What to work on — Using the listing below, copy every line that mentions "this".

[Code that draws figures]

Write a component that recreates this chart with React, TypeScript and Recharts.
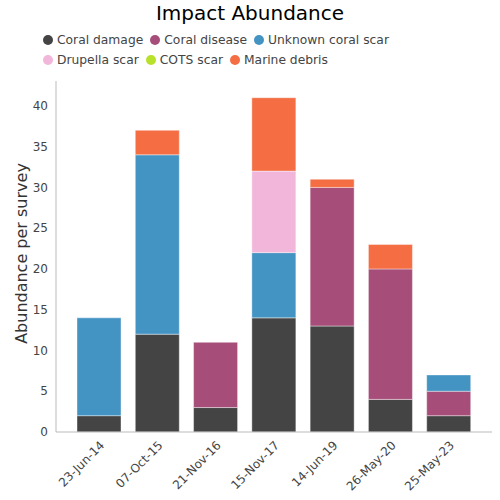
import React from "react";
import { BarChart, Bar, XAxis, YAxis } from "recharts";

const categories = ["23-Jun-14", "07-Oct-15", "21-Nov-16", "15-Nov-17", "14-Jun-19", "26-May-20", "25-May-23"];
const coralDamage = [2, 12, 3, 14, 13, 4, 2];
const coralDisease = [0, 0, 8, 0, 17, 16, 3];
const unknownCoralScar = [12, 22, 0, 8, 0, 0, 2];
const drupellaScar = [0, 0, 0, 10, 0, 0, 0];
const cotsScar = [0, 0, 0, 0, 0, 0, 0];
const marineDebris = [0, 3, 0, 9, 1, 3, 0];
const yTicks = [0, 5, 10, 15, 20, 25, 30, 35, 40];

const series = [
  { key: "damage", name: "Coral damage", values: coralDamage, color: "#444444" },
  { key: "disease", name: "Coral disease", values: coralDisease, color: "#a64e79" },
  { key: "unknown", name: "Unknown coral scar", values: unknownCoralScar, color: "#4393c3" },
  { key: "drupella", name: "Drupella scar", values: drupellaScar, color: "#f1b6da" },
  { key: "cots", name: "COTS scar", values: cotsScar, color: "#b8e12b" },
  { key: "debris", name: "Marine debris", values: marineDebris, color: "#f46d43" },
];

const data = categories.map((c, i) => {
  const row: any = { date: c };
  series.forEach((s) => (row[s.key] = s.values[i]));
  return row;
});

const FONT = "'DejaVu Sans', sans-serif";

export default function App() {
  return (
    <div style={{ position: "absolute", left: 0, top: 0, width: 500, height: 500, fontFamily: FONT }}>
      <div style={{ position: "absolute", left: 0, top: 1, width: 500, textAlign: "center", fontSize: 20, color: "#000", lineHeight: "24px" }}>
        Impact Abundance
      </div>
      <div style={{ position: "absolute", left: 43, top: 30, width: 370, display: "flex", flexWrap: "wrap", fontSize: 12.3, color: "#444" }}>
        {series.map((s) => (
          <div key={s.key} style={{ display: "flex", alignItems: "center", height: 20, marginRight: 7 }}>
            <span style={{ display: "inline-block", width: 10, height: 10, borderRadius: 5, background: s.color, marginRight: 4 }} />
            <span>{s.name}</span>
          </div>
        ))}
      </div>
      <BarChart width={500} height={500} data={data} margin={{ top: 81, right: 8, left: 0, bottom: 0 }} barSize={44}>
        <XAxis
          dataKey="date"
          height={68}
          tickLine={false}
          axisLine={{ stroke: "#bbb" }}
          padding={{ left: 14, right: 14 }}
          interval={0}
          angle={-45}
          textAnchor="end"
          tick={{ fill: "#444", fontSize: 12, fontFamily: FONT }}
        />
        <YAxis
          width={56}
          domain={[0, 43.05]}
          ticks={yTicks}
          tickLine={false}
          axisLine={{ stroke: "#bbb" }}
          tick={{ fill: "#444", fontSize: 12, fontFamily: FONT }}
          label={{ value: "Abundance per survey", angle: -90, position: "center", dx: -7, dy: -3, fill: "#333", fontSize: 16, fontFamily: FONT }}
        />
        {series.map((s) => (
          <Bar
            key={s.key}
            dataKey={s.key}
            name={s.name}
            stackId="a"
            fill={s.color}
            stroke="rgba(255,255,255,0.4)"
            strokeWidth={1}
            isAnimationActive={false}
          />
        ))}
      </BarChart>
    </div>
  );
}
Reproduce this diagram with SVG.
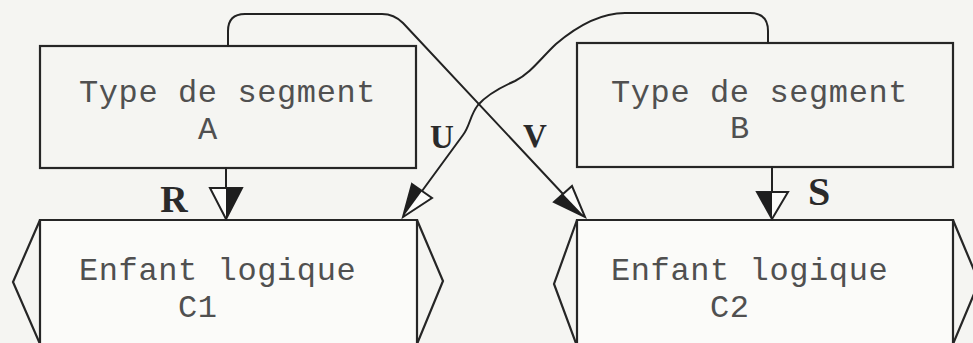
<svg xmlns="http://www.w3.org/2000/svg" width="973" height="343" viewBox="0 0 973 343">
  <style>
    .box { fill: none; stroke: #262626; stroke-width: 2.2; stroke-linejoin: miter; }
    .txt { font-family: "Liberation Mono", "DejaVu Sans Mono", monospace; font-size: 32px; fill: #505050; letter-spacing: 0.6px; }
    .lbl { font-family: "Liberation Serif", "DejaVu Serif", serif; font-weight: bold; fill: #2a2a2a; text-anchor: middle; }
    .wire { fill: none; stroke: #222; stroke-width: 2; stroke-linejoin: round; stroke-linecap: round; }
    .head { fill: #fbfbf9; stroke: #222; stroke-width: 2; stroke-linejoin: miter; }
    .half { fill: #1e1e1e; stroke: none; }
  </style>

  <rect x="0" y="0" width="973" height="343" fill="#f5f5f2"/>

  <!-- Segment type A -->
  <g id="segA">
    <rect class="box" x="40" y="46" width="376" height="122" fill="#fbfbf9"/>
    <text class="txt" x="79" y="102">Type de segment</text>
    <text class="txt" x="198" y="139">A</text>
  </g>

  <!-- Segment type B -->
  <g id="segB">
    <rect class="box" x="577" y="43" width="376" height="124" fill="#fbfbf9"/>
    <text class="txt" x="611" y="102">Type de segment</text>
    <text class="txt" x="730" y="138">B</text>
  </g>

  <!-- Logical child C1 -->
  <g id="childC1">
    <rect x="40" y="220" width="377" height="130" fill="#fbfbf9"/>
    <path class="box" d="M40,350 V220 H417 V350"/>
    <path class="box" d="M40,220 L13,282 L40,344"/>
    <path class="box" d="M417,220 L443,281 L417,344"/>
    <text class="txt" x="79" y="280">Enfant logique</text>
    <text class="txt" x="178" y="317">C1</text>
  </g>

  <!-- Logical child C2 -->
  <g id="childC2">
    <rect x="577" y="220" width="376" height="130" fill="#fbfbf9"/>
    <path class="box" d="M577,350 V220 H953 V350"/>
    <path class="box" d="M577,220 L554,284 L577,346"/>
    <path class="box" d="M953,220 L979,282 L953,344"/>
    <text class="txt" x="611" y="280">Enfant logique</text>
    <text class="txt" x="710" y="317">C2</text>
  </g>

  <!-- Connectors -->
  <g id="connectors">
    <!-- R : A -> C1 -->
    <line class="wire" x1="226" y1="168" x2="226" y2="190"/>
    <polygon class="head" points="210,188 242,188 226,219"/>
    <polygon class="half" points="226,188 242,188 226,219"/>

    <!-- S : B -> C2 -->
    <line class="wire" x1="772" y1="167" x2="772" y2="193"/>
    <polygon class="head" points="757,192 788,192 772,219"/>
    <polygon class="half" points="757,192 772,192 772,219"/>

    <!-- V : A -> C2 -->
    <path class="wire" d="M228,46 V31 Q228,14 245,14 H382 Q394,14 403,23 L563,194"/>
    <polygon class="head" points="554,202 572,186 585,217"/>
    <polygon class="half" points="554,202 563,194 585,217"/>

    <!-- U : B -> C1 -->
    <path class="wire" d="M768,43 V31 Q768,13 750,13 H625 C600,13 576,27 556,44 C541,58 531,73 515,81 C499,88 486,96 478,105 C470,115 470,126 463,135 L422,191"/>
    <polygon class="head" points="412,184 432,198 403,217"/>
    <polygon class="half" points="412,184 422,191 403,217"/>

    <text class="lbl" x="174" y="212" font-size="38">R</text>
    <text class="lbl" x="819" y="205" font-size="40">S</text>
    <text class="lbl" x="442" y="148" font-size="33">U</text>
    <text class="lbl" x="535" y="147" font-size="33">V</text>
  </g>
</svg>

Written reply —
Write a component that recreates this chart with React, TypeScript and Recharts.
Reproduce this diagram with SVG.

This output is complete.